Ultima settimana dell’esposizione sul cibo nella Calabria protostorica. È tempo di “ritorni a casa”, al Museo Archeologico Nazionale di Reggio Calabria. È tornata in esposizione, nella sala dedicata ai Bronzi, la Testa di Porticello. Da marzo a settembre 2018, è stata infatti ospitata alla Venaria Reale di Torino, per la mostra organizzata dalla Fondazione Intesa Sanpaolo nell’ambito del progetto “Restituzioni 2018”, grazie al quale sono state restaurate, oltre a questo capolavoro, altre duecento opere di varia cronologia provenienti da tutte le regioni italiane.
La Testa di Porticello rappresenta un uomo maturo con una lunga barba e una ricca capigliatura trattenuta da una benda, originariamente appartenente a una statua bronzea di dimensioni superiori al naturale. L’opera è databile alla prima metà del V secolo a.C. e risente di influenze attiche e peloponnesiache, trovando importanti confronti come la statua del Capo Artemision o lo Zeus delle metope del tempio E di Selinunte.

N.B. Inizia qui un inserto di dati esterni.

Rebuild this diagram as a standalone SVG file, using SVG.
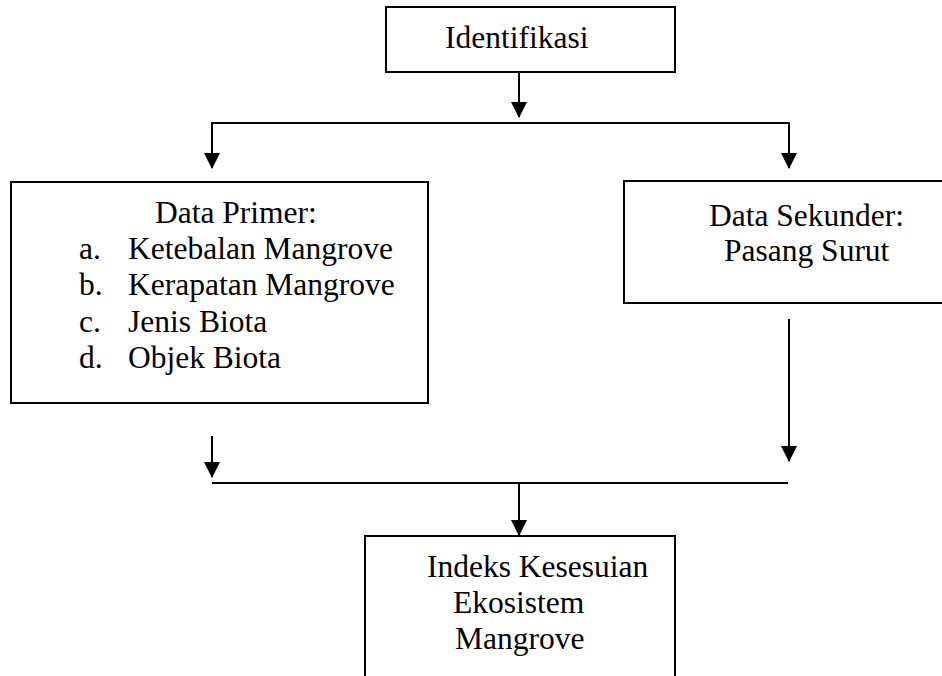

Faceva parte del carico di una nave affondata tra la fine del V e l’inizio del IV secolo a.C. al largo della costa calabrese, nei pressi di Villa S. Giovanni. Il carico conteneva anche la celebre Testa del Filosofo e frammenti di almeno altre due statue bronzee di dimensioni superiori al vero. I bronzi erano probabilmente destinati alla fusione, come fa pensare la loro frammentarietà e il fatto che la stessa Testa di Porticello fu divelta dalla statua a violenti colpi di martello, che ne hanno causato larghe fratture e deformazioni.
La straordinaria testa in bronzo fu recuperata nel 1969 nelle acque di Porticello nei pressi di Villa San Giovanni, ma fu subito trafugata e immessa sul mercato antiquario, giungendo all’Antikenmuseum di Basilea, senza però essere mai esposta. Grazie a un identikit realizzato dalla Polizia sulla base di testimoni che avevano visto l’opera subito dopo il ritrovamento, il reperto è stato riconosciuto e formalmente restituito dal museo svizzero allo Stato Italiano nel 1993. Fino ad oggi è stata, così, esposta e conosciuta come Testa di Basilea. Ma d’ora in poi sarà riconosciuta con il legittimo nome dal luogo del ritrovamento. L’intervento di restauro sulla Testa di Porticello è stato condotto da Giuseppe Mantella, con la collaborazione di Flavia Gazineo e Antonella Aricò, sotto la direzione di Carmelo Malacrino.
Il cantiere è stato appositamente allestito nello spazio di Piazza Paolo Orsi, affinché il pubblico potesse assistere alle varie attività di ricerca, analisi e intervento.
Continua così l’impegno del Museo Archeologico Nazionale di Reggio Calabria per la conservazione e la valorizzazione del patrimonio custodito, condotto attraverso programmate attività di restauro e la partecipazione a progetti espositivi di elevato interesse scientifico.
Gli ospiti del MArRC potranno ammirare ancora per pochi giorni (fino a domenica 21 ottobre) l’esposizione temporanea “I sapori delle origini.
La cultura del cibo nella Calabria protostorica”, curata dal direttore Carmelo Malacrino insieme agli archeologi Francesco Quondam e Ivana Vacirca, nello spazio di piazza Paolo Orsi.
La maggior parte dei 38 reperti è esposta al pubblico per la prima volta e rappresenta i principali siti archeologici della regione, raccontando le abitudini alimentari delle popolazioni indigene in Calabria prima della Magna Grecia, nelle età del Bronzo e del Ferro (XII – VIII secolo a. C.).
L’esposizione è stata tra le iniziative organizzate dal MArRC nell’Anno del Cibo Italiano promosso dal Ministero dei Beni e delle Attività Culturali in collaborazione con il Ministero delle Politiche Agricole, Alimentari, Forestali e del Turismo.